Stored data entries
____________________

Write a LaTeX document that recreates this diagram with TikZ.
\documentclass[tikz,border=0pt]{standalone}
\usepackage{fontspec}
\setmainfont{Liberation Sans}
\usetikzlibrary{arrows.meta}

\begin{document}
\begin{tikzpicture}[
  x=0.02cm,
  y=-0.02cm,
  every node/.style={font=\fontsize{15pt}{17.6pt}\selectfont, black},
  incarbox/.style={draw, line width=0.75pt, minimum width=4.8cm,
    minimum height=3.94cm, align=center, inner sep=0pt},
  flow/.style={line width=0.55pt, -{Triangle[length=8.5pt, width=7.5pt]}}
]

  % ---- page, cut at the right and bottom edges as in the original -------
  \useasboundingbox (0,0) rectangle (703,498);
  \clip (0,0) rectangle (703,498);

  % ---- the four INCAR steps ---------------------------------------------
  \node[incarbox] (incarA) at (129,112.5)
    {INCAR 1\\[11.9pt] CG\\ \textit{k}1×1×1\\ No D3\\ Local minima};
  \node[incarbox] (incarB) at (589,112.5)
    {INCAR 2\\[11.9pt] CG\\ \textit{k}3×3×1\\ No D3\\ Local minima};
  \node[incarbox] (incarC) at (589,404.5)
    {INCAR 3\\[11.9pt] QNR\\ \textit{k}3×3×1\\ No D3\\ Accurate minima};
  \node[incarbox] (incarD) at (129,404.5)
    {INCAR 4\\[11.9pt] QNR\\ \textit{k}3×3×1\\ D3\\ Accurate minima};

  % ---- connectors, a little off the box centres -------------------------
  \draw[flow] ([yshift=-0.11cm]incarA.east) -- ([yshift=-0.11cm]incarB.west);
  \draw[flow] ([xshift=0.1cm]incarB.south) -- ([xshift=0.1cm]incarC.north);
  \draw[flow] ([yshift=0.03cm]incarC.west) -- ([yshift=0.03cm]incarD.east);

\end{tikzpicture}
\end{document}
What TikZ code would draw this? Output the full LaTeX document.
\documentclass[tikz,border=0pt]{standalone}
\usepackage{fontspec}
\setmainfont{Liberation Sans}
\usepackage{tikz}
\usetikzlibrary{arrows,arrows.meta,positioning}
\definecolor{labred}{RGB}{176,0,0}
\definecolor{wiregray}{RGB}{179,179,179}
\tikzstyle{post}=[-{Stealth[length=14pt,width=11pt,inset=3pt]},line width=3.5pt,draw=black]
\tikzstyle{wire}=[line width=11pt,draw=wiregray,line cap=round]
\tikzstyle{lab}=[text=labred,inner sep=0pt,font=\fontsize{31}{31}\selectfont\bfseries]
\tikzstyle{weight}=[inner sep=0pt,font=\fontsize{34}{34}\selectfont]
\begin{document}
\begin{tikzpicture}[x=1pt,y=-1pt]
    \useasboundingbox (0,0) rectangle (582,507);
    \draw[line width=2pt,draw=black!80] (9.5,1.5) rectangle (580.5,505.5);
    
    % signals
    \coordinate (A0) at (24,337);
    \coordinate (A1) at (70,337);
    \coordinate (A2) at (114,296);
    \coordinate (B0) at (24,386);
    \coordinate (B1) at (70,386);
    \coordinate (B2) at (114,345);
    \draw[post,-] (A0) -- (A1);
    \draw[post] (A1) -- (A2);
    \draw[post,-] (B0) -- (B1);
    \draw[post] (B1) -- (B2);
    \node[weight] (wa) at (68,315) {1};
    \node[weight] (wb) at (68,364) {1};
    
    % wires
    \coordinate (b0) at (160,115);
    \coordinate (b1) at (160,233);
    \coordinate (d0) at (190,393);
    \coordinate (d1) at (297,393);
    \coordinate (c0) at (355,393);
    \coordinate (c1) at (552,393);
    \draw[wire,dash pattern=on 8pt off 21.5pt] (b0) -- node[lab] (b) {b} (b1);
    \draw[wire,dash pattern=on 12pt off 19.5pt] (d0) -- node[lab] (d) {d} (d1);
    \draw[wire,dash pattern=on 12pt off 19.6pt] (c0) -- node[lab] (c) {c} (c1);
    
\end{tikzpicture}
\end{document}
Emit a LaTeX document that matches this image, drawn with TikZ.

____________________

Look above for the line that contains "What TikZ code". Starting there, transcribe every line exactly until you have copied the line that contains "(wb) at (68,364)".

— Output —
What TikZ code would draw this? Output the full LaTeX document.
\documentclass[tikz,border=0pt]{standalone}
\usepackage{fontspec}
\setmainfont{Liberation Sans}
\usepackage{tikz}
\usetikzlibrary{arrows,arrows.meta,positioning}
\definecolor{labred}{RGB}{176,0,0}
\definecolor{wiregray}{RGB}{179,179,179}
\tikzstyle{post}=[-{Stealth[length=14pt,width=11pt,inset=3pt]},line width=3.5pt,draw=black]
\tikzstyle{wire}=[line width=11pt,draw=wiregray,line cap=round]
\tikzstyle{lab}=[text=labred,inner sep=0pt,font=\fontsize{31}{31}\selectfont\bfseries]
\tikzstyle{weight}=[inner sep=0pt,font=\fontsize{34}{34}\selectfont]
\begin{document}
\begin{tikzpicture}[x=1pt,y=-1pt]
    \useasboundingbox (0,0) rectangle (582,507);
    \draw[line width=2pt,draw=black!80] (9.5,1.5) rectangle (580.5,505.5);
    
    % signals
    \coordinate (A0) at (24,337);
    \coordinate (A1) at (70,337);
    \coordinate (A2) at (114,296);
    \coordinate (B0) at (24,386);
    \coordinate (B1) at (70,386);
    \coordinate (B2) at (114,345);
    \draw[post,-] (A0) -- (A1);
    \draw[post] (A1) -- (A2);
    \draw[post,-] (B0) -- (B1);
    \draw[post] (B1) -- (B2);
    \node[weight] (wa) at (68,315) {1};
    \node[weight] (wb) at (68,364) {1};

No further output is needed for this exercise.